A quick recap: the study was designed to measure plaque in neck arteries, but results weren't released for nearly two years. The drugmakers blame the delay on difficulty reading ultrasound images. But they briefly changed the primary endpoint without consulting their lead investigator; there was no data safety monitoring board, and they appointed an 'independent' panel to review the data, but three members had financial ties to the companies. The results found no statistical significance, prompting some docs to question whether Vytorin should be prescribed, although Vytorin did lower LDL cholesterol more than the much cheaper Zocor (which, along with Zetia, forms Vytorin).
"While the Enhance trial was time consuming and took longer than originally anticipated to complete, our companies acted with integrity and good faith in connection with the trial," says Tom Koestler, Schering-Plough's chief scientist. "We took numerous actions to assure the quality of the reading of the ultrasound images." And Peter Kim, Merck's chief scientist, adds: "We stand behind Vytorin and Zetia and stand behind our science that has brought these cholesterol-lowering medications to millions of people around the world."
And so they offer a chronology (look here), indicating the trial began in October 2002 and the last patient visit occurred in April 2006. Following the last patient visit, the study required "meticulous examination" of roughly 30,000 ultrasound images of the carotid arteries and 10,000 ultrasound images of the femoral arteries. Examining the images was a "challenging process" and the data analysis took "significantly longer than expected." Numerous steps were taken in 2006 and 2007 to address quality issues and finalize the data analysis, the drugmakers continue.

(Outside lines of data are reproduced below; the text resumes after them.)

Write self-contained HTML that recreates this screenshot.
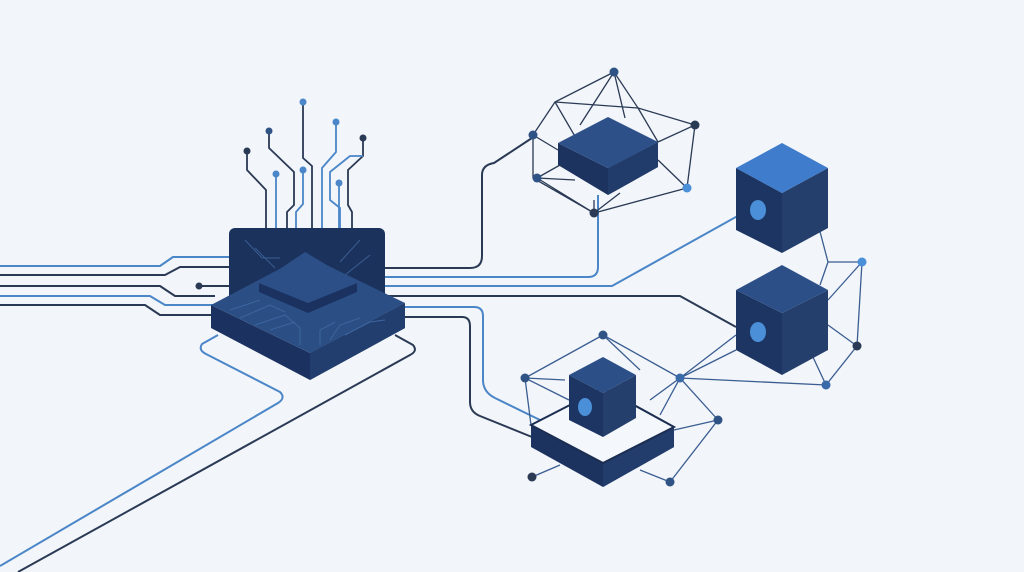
<!DOCTYPE html>
<html><head><meta charset="utf-8"><style>html,body{margin:0;padding:0;background:#f2f5f9;}svg{display:block}</style></head><body>
<svg width="1024" height="572" viewBox="0 0 1024 572" xmlns="http://www.w3.org/2000/svg">
<rect width="1024" height="572" fill="#f2f5f9"/>
<g fill="none" stroke-width="2" stroke-linejoin="round">
<!-- left lines -->
<path d="M0 266H160L173 257H232" stroke="#4a86c8"/>
<path d="M0 275H165L180 267H232" stroke="#2a3a55"/>
<path d="M0 286H160L175 296H215" stroke="#2a3a55"/>
<path d="M199 286H232" stroke="#2a3a55"/>
<path d="M0 296H150L165 305H215" stroke="#4a86c8"/>
<path d="M0 305H145L160 315H215" stroke="#2a3a55"/>
<!-- bottom lines -->
<path d="M218 335L202 344Q198 350 206 354L280 392Q286 398 278 403L0 566" stroke="#4a86c8"/>
<path d="M395 335L413 345Q418 351 410 355L18 572" stroke="#2a3a55"/>
<!-- right lines -->
<path d="M385 268H470Q482 268 482 256V175Q482 165 494 163L535 136" stroke="#2a3a55"/>
<path d="M385 277H588Q598 277 598 267V195" stroke="#4a86c8"/>
<path d="M385 286H612L752 208" stroke="#4a86c8"/>
<path d="M385 296H680L736 327" stroke="#2a3a55"/>
<path d="M405 307H474Q483 307 483 316V380Q483 392 495 398L540 420" stroke="#4a86c8"/>
<path d="M405 317H462Q470 317 470 326V402Q470 412 480 416L532 437" stroke="#2a3a55"/>
<!-- antennae -->
<g stroke-width="1.8">
<path d="M303 102V158L312 166V228" stroke="#2a3a55"/>
<path d="M269 131V148L294 172V205L287 212V228" stroke="#2a3a55"/>
<path d="M336 122V152L322 168V228" stroke="#4a86c8"/>
<path d="M363 138V156L348 170V205L352 212V228" stroke="#2a3a55"/>
<path d="M363 156H350L330 172V200L340 208V228" stroke="#4a86c8"/>
<path d="M247 151V170L266 190V228" stroke="#2a3a55"/>
<path d="M276 174V228" stroke="#4a86c8"/>
<path d="M303 170V204L296 212V228" stroke="#4a86c8"/>
<path d="M339 183V228" stroke="#4a86c8"/>
</g>
</g>
<g>
<circle cx="303" cy="102" r="3.5" fill="#4a86c8"/><circle cx="269" cy="131" r="3.5" fill="#2f5385"/>
<circle cx="336" cy="122" r="3.5" fill="#4a86c8"/><circle cx="363" cy="138" r="3.5" fill="#2a3a55"/>
<circle cx="247" cy="151" r="3.5" fill="#2a3a55"/><circle cx="276" cy="174" r="3.5" fill="#4a86c8"/>
<circle cx="303" cy="170" r="3.5" fill="#4a86c8"/><circle cx="339" cy="183" r="3.5" fill="#4a86c8"/>
<circle cx="199" cy="286" r="3.5" fill="#2a3a55"/>
</g>
<!-- chip -->
<rect x="229" y="228" width="156" height="80" rx="6" fill="#1b325d"/>
<g stroke="#3a5d92" stroke-width="1" fill="none"><path d="M245 240L262 258H280M360 240L340 262M370 255L345 275M255 248L275 268"/></g>
<path d="M211 305L211 328L310 380L405 328L405 303L310 353Z" fill="#1b3260"/>
<path d="M310 353L310 380L405 328L405 303Z" fill="#223e6e"/>
<path d="M211 305L306 255L405 303L310 353Z" fill="#2b4e85"/>
<g stroke="#3d659e" stroke-width="1" fill="none"><path d="M230 310L260 300M240 318L270 305L285 312M255 325L285 315L300 328V345M330 340L340 325L360 318M345 335L370 322L385 320M320 345V330L335 322M270 330L295 322"/></g>
<path d="M259 283L259 292L308 313L357 292L357 283L308 303Z" fill="#1b3260"/>
<path d="M259 283L305 252L357 283L308 303Z" fill="#2b4f86"/>
<!-- top cluster -->
<g stroke="#2a3a55" stroke-width="1.3" fill="none">
<path d="M614 72L555 102L533 135M614 72L638 108L695 125M614 72L580 125M614 72L625 118M555 102L580 145M555 102L638 108M555 102L533 135M638 108L658 142M533 135L558 150M533 135V178L594 213L687 188L695 125M537 178L594 213M537 178L560 165M537 178L575 180M594 213L620 193M687 188L658 160M695 125L658 142M594 213V200"/>
</g>
<path d="M558 143L558 165L608 195L658 167L658 142L608 168Z" fill="#1c335f"/>
<path d="M608 168L608 195L658 167L658 142Z" fill="#213c6b"/>
<path d="M558 143L608 117L658 142L608 168Z" fill="#2d5089"/>
<circle cx="614" cy="72" r="4.5" fill="#2f5385"/><circle cx="533" cy="135" r="4.5" fill="#2f5385"/>
<circle cx="695" cy="125" r="4.5" fill="#2a3a55"/><circle cx="537" cy="178" r="4.5" fill="#2f5385"/>
<circle cx="687" cy="188" r="4.5" fill="#4a8fd8"/><circle cx="594" cy="213" r="4.5" fill="#2a3a55"/>
<!-- right cluster edges -->
<g stroke="#3a5d92" stroke-width="1.3" fill="none">
<path d="M813 205L828 262L862 262L857 346L826 385L812 355M828 262L820 285M862 262L828 300M857 346L828 325M680 378L826 385M680 378L736 335M680 378L736 350M680 378L603 335M680 378L718 420L670 482M680 378L650 400M680 378L660 415M603 335L525 378L531 425M525 378L569 400M525 378L565 380M603 335L640 370M718 420L674 430M532 477L560 465M670 482L640 470"/>
</g>
<!-- right cube 1 -->
<path d="M736 168V230L782 253V193Z" fill="#1c3563"/>
<path d="M782 193V253L828 228V168Z" fill="#243f6c"/>
<path d="M736 168L782 143L828 168L782 193Z" fill="#3f7ccc"/>
<ellipse cx="758" cy="210" rx="8" ry="10" fill="#4a8fd8"/>
<!-- right cube 2 -->
<path d="M736 290V350L782 375V313Z" fill="#1c3563"/>
<path d="M782 313V375L828 350V290Z" fill="#243f6c"/>
<path d="M736 290L782 265L828 290L782 313Z" fill="#2c4f88"/>
<ellipse cx="758" cy="332" rx="8" ry="10" fill="#4a8fd8"/>
<circle cx="862" cy="262" r="4.5" fill="#4a8fd8"/><circle cx="857" cy="346" r="4.5" fill="#2a3a55"/>
<circle cx="826" cy="385" r="4.5" fill="#3a6aa8"/><circle cx="680" cy="378" r="4.5" fill="#3a6aa8"/>
<!-- platform -->
<path d="M531 425V447L603 487L674 447V427L603 463Z" fill="#1c335f"/>
<path d="M603 463V487L674 447V427Z" fill="#223d6c"/>
<path d="M531 425L603 388L674 427L603 463Z" fill="#f4f7fb" stroke="#1b2e52" stroke-width="2"/>
<!-- small cube -->
<path d="M569 375V420L603 437V393Z" fill="#1c3563"/>
<path d="M603 393V437L636 418V375Z" fill="#243f6c"/>
<path d="M569 375L603 357L636 375L603 393Z" fill="#2c4f88"/>
<ellipse cx="585" cy="407" rx="7" ry="9" fill="#4a8fd8"/>
<circle cx="603" cy="335" r="4.5" fill="#2f5385"/><circle cx="525" cy="378" r="4.5" fill="#2f5385"/>
<circle cx="718" cy="420" r="4.5" fill="#2f5385"/><circle cx="532" cy="477" r="4.5" fill="#2a3a55"/>
<circle cx="670" cy="482" r="4.5" fill="#2f5385"/>
</svg>
</body></html>
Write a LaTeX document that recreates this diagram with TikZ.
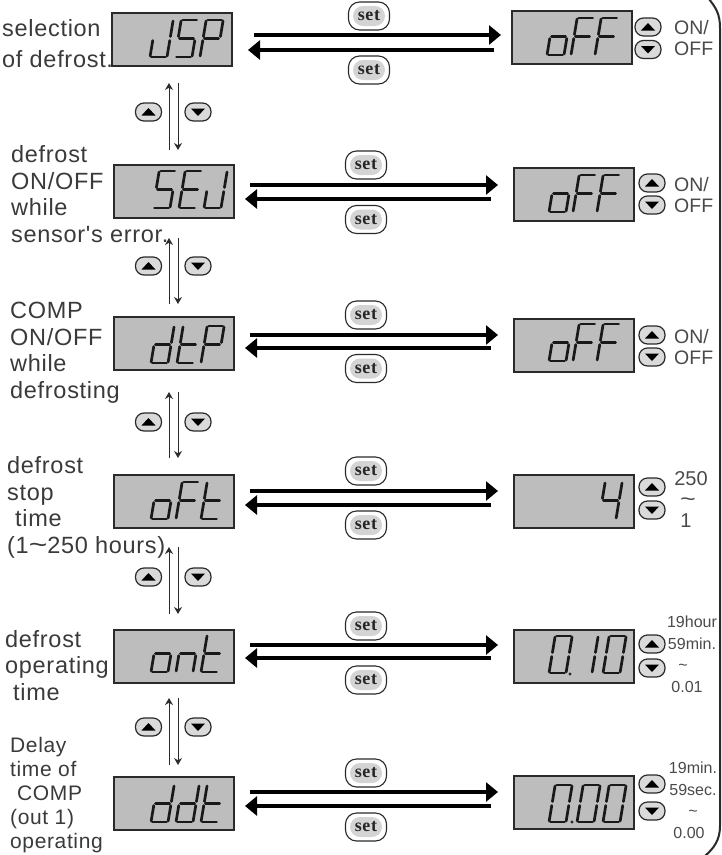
\documentclass[tikz,border=0pt]{standalone}
\usepackage{graphicx}
\usepackage{fontspec}
\setmainfont{Liberation Sans}
\newfontfamily\setfont[LetterSpace=4]{Liberation Serif}
\newfontfamily\spacedsans[LetterSpace=3]{Liberation Sans}
\usetikzlibrary{arrows.meta,shapes.misc}
\definecolor{lcdgray}{HTML}{BDBDBD}
\definecolor{inkdark}{HTML}{2A2A2A}
\definecolor{labelink}{HTML}{3A3A3A}
\definecolor{sidelabel}{HTML}{4A4A4A}
\definecolor{keyfill}{HTML}{DADADA}
\newcommand\widetil{\scalebox{1.35}[1.1]{\textasciitilde}}
\tikzset{
  x=1pt,y=-1pt,
  lcdbox/.style={draw=inkdark,line width=2pt,fill=lcdgray,minimum width=120pt,minimum height=53pt,inner sep=0pt,outer sep=0pt,anchor=north west},
  segline/.style={draw=black!90,line width=2.7pt,line cap=round},
  label text/.style={anchor=base west,inner sep=0pt,align=left,text=labelink},
  big label/.style={label text,font=\spacedsans\fontsize{23.5}{26.5}\selectfont},
  side label/.style={anchor=base west,inner sep=0pt,align=left,text=sidelabel,font=\fontsize{19.5}{21}\selectfont},
  small label/.style={anchor=base,inner sep=0pt,align=center,text=sidelabel,font=\fontsize{16}{21.5}\selectfont},
  keybtn/.style={draw=inkdark,line width=1.2pt,fill=keyfill,rounded corners=8.5pt,minimum width=26pt,minimum height=18pt,inner sep=0pt},
  setouter/.style={draw=inkdark,line width=1.1pt,fill=white,rounded corners=11pt,minimum width=41pt,minimum height=28pt,inner sep=0pt},
  setinner/.style={fill=black!17,rounded rectangle,minimum width=32pt,minimum height=20pt,inner sep=0pt,font=\setfont\bfseries\fontsize{18}{18}\selectfont,text=black!85},
  thick arrow/.style={line width=3.2pt,draw=black,-{Triangle[length=12pt,width=19pt]}},
  thin arrow/.style={line width=1pt,draw=inkdark,-{Stealth[length=7pt,width=8pt]}},
}
\def\sega{(1.5,-37)--(15.5,-37)}
\def\segf{(0,-36)--(0,-20.5)}
\def\segb{(17,-36)--(17,-20.5)}
\def\segg{(1.5,-18.5)--(15.5,-18.5)}
\def\sege{(0,-16.5)--(0,-1)}
\def\segc{(17,-16.5)--(17,-1)}
\def\segd{(1.5,0)--(15.5,0)}
\newcommand\sevenseg[3]{\begin{scope}[shift={(#1,#2)},xslant=.167]
  \foreach\s in {#3}{\expandafter\let\expandafter\segpath\csname seg\s\endcsname
    \draw[segline] \segpath;}\end{scope}}
\newcommand\glyphJ[2]{\sevenseg{#1}{#2}{b,c,d,e}}
\newcommand\glyphS[2]{\sevenseg{#1}{#2}{a,f,g,c,d}}
\newcommand\glyphP[2]{\sevenseg{#1}{#2}{a,b,f,g,e}}
\newcommand\glyphE[2]{\sevenseg{#1}{#2}{a,f,g,e,d}}
\newcommand\glypho[2]{\sevenseg{#1}{#2}{g,c,d,e}}
\newcommand\glyphF[2]{\sevenseg{#1}{#2}{a,f,g,e}}
\newcommand\glyphd[2]{\sevenseg{#1}{#2}{b,c,d,e,g}}
\newcommand\glypht[2]{\sevenseg{#1}{#2}{f,g,e,d}}
\newcommand\glyphn[2]{\sevenseg{#1}{#2}{e,g,c}}
\newcommand\glyphfour[2]{\sevenseg{#1}{#2}{f,g,b,c}}
\newcommand\glyphzero[2]{\sevenseg{#1}{#2}{a,b,c,d,e,f}}
\newcommand\glyphone[2]{\sevenseg{#1}{#2}{b,c}}
% up / down keys
\newcommand\upkey[3]{\node[keybtn] (#1) at (#2,#3) {};
  \fill[black] ([shift={(-7,3.5)}]#1.center) -- ([shift={(7,3.5)}]#1.center) -- ([shift={(0,-4)}]#1.center) -- cycle;}
\newcommand\downkey[3]{\node[keybtn] (#1) at (#2,#3) {};
  \fill[black] ([shift={(-7,-3.5)}]#1.center) -- ([shift={(7,-3.5)}]#1.center) -- ([shift={(0,4)}]#1.center) -- cycle;}
\newcommand\setkey[3]{\node[setouter] (#1) at (#2,#3) {};
  \node[setinner] (#1t) at (#2,#3) {set};}
% horizontal exchange: name, right-tip x, left-start..., ys
\newcommand\exchange[7]{%
  \coordinate (#1fs) at (#2,#6); \coordinate (#1fe) at (#3,#6);
  \coordinate (#1bs) at (#4,#7); \coordinate (#1be) at (#5,#7);
  \draw[thick arrow] (#1fs) -- (#1fe);
  \draw[thick arrow] (#1bs) -- (#1be);}
% vertical exchange: name, top y, bottom y, key y
\newcommand\vexchange[4]{%
  \coordinate (#1ub) at (169,#3); \coordinate (#1ut) at (169,#2);
  \coordinate (#1dt) at (178,#2); \coordinate (#1db) at (178,#3);
  \draw[thin arrow] (#1ub) -- (#1ut);
  \draw[thin arrow] (#1dt) -- (#1db);
  \upkey{#1up}{148.5}{#4}
  \downkey{#1dn}{198}{#4}}
\begin{document}
\begin{tikzpicture}
\useasboundingbox (0,0) rectangle (722,855);
% outer bracket
\draw[line width=2pt,draw=inkdark] (709,-1) .. controls (716,8) and (720,14) .. (720,28) -- (720,826) .. controls (720,840) and (714,848) .. (705,856);

% left labels
\node[big label] (t1) at (2,67) {selection\\[4.5pt]of defrost.};
\node[big label] (t2) at (11,242) {defrost\\ON/OFF\\while\\sensor's error.};
\node[big label] (t3) at (10,398) {COMP\\ON/OFF\\while\\defrosting};
\node[big label] (t4) at (7,553) {defrost\\stop\\\hspace*{8pt}time\\(1\widetil 250 hours)};
\node[big label] (t5) at (5,700) {defrost\\operating\\\hspace*{8pt}time};
\node[label text,font=\spacedsans\fontsize{21}{24}\selectfont] (t6) at (10,848) {Delay\\time of\\\hspace*{7pt}COMP\\(out 1)\\operating};

% displays left
\node[lcdbox] (L1) at (111.5,12.5) {};
\node[lcdbox] (L2) at (113.5,165) {};
\node[lcdbox] (L3) at (113.5,317) {};
\node[lcdbox] (L4) at (113.5,474.5) {};
\node[lcdbox] (L5) at (113.5,629.5) {};
\node[lcdbox] (L6) at (113.5,776.5) {};
\glyphJ{150}{57}\glyphS{175}{57}\glyphP{200}{57}
\glyphS{153}{208}\glyphE{179}{208}\glyphJ{204}{208}
\glyphd{151}{363}\glypht{177}{363}\glyphP{201}{363}
\glypho{151}{519}\glyphF{176}{519}\glypht{201}{519}
\glypho{151}{672}\glyphn{176}{672}\glypht{201}{672}
\glyphd{151}{822}\glyphd{176}{822}\glypht{201}{822}

% displays right
\node[lcdbox] (R1) at (511.5,10.5) {};
\node[lcdbox] (R2) at (513.5,167.5) {};
\node[lcdbox] (R3) at (513.5,318.5) {};
\node[lcdbox] (R4) at (513.5,474.5) {};
\node[lcdbox] (R5) at (513.5,629.5) {};
\node[lcdbox] (R6) at (513.5,775.5) {};
\glypho{547}{55}\glyphF{571}{55}\glyphF{595}{55}
\glypho{549}{212}\glyphF{573}{212}\glyphF{597}{212}
\glypho{549}{361}\glyphF{573}{361}\glyphF{597}{361}
\glyphfour{599}{519}
\glyphzero{549}{673}\glyphone{575}{673}\glyphzero{603}{673}
\fill[black!85] (570,674) circle (1.6);
\glyphzero{549}{822}\glyphzero{577}{822}\glyphzero{603}{822}
\fill[black!85] (572,822) circle (1.6);

% set keys
\setkey{s1a}{369}{16}\setkey{s1b}{369}{70}
\setkey{s2a}{366}{165}\setkey{s2b}{366}{219.5}
\setkey{s3a}{366}{315}\setkey{s3b}{366}{368.5}
\setkey{s4a}{366}{471}\setkey{s4b}{366}{525}
\setkey{s5a}{366}{626}\setkey{s5b}{366}{680}
\setkey{s6a}{366}{773}\setkey{s6b}{366}{827}

% horizontal arrows
\exchange{h1}{254}{501}{494}{248}{35}{50}
\exchange{h2}{250}{498}{491}{245}{185}{199}
\exchange{h3}{250}{498}{491}{245}{335}{348}
\exchange{h4}{250}{498}{491}{245}{491}{505}
\exchange{h5}{250}{498}{491}{245}{645}{658}
\exchange{h6}{250}{498}{491}{245}{792}{806}

% vertical arrows
\vexchange{v1}{83}{150}{112}
\vexchange{v2}{238}{304}{266}
\vexchange{v3}{392}{458}{422}
\vexchange{v4}{547}{614}{577}
\vexchange{v5}{698}{765}{727}

% side keys
\upkey{k1u}{648}{27}\downkey{k1d}{648}{49.5}
\upkey{k2u}{652}{183}\downkey{k2d}{652}{205}
\upkey{k3u}{652}{335}\downkey{k3d}{652}{357}
\upkey{k4u}{652}{487}\downkey{k4d}{652}{510}
\upkey{k5u}{652}{644}\downkey{k5d}{652}{668}
\upkey{k6u}{652}{784}\downkey{k6d}{652}{811}

% side labels
\node[side label] (o1) at (674,55) {ON/\\OFF};
\node[side label] (o2) at (674,212) {ON/\\OFF};
\node[side label] (o3) at (674,364) {ON/\\OFF};
\node[small label,font=\fontsize{20}{21}\selectfont] (o4) at (691,527) {250\\\hspace*{-6pt}\widetil\\\hspace*{-10pt}1};
\node[small label] (o5) at (692,692) {19hour\\59min.\\\hspace*{-18pt}\textasciitilde\\\hspace*{-10pt}0.01};
\node[small label] (o6) at (693,838) {19min.\\59sec.\\\textasciitilde\\\hspace*{-8pt}0.00};
\end{tikzpicture}
\end{document}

Then, they attempt to address the allegations of insider stock trading by Carrie Smith Cox, Schering-Plough's president, and some of her colleagues, which has drawn Congressional scrutiny, along with their handling of the trial; Vytorin advertising; financial support of the American Heart Association and the American College of Cardiology (both of which issued statements supporting Vytorin use) and Medicaid payments.
"Until December 31, 2007, the study remained blinded; that is, neither the patients nor the researchers nor the companies knew the group of patients that received each therapy. On that date, statisticians for Schering-Plough Research Institute first became unblinded. Additional personnel at the companies were made aware of the findings during the first two weeks of January, 2008." In other words, they argue the execs wouldn't have known the results at the time they sold their stock.
We've written this before, and we will write this again: changing a primary endpoint - and doing so without consulting the lead investigator - is inappropriate. And failing to provide more meaningful updates to a widely anticipated trial much sooner in the process only caused skepticism and suspicison. And naming a so-called independent panel without releasing names compounds the matter, especially when some panel members aren't independent. If Merck and Schering-Plough execs are upset over "mischaracterization," they have only themselves to blame.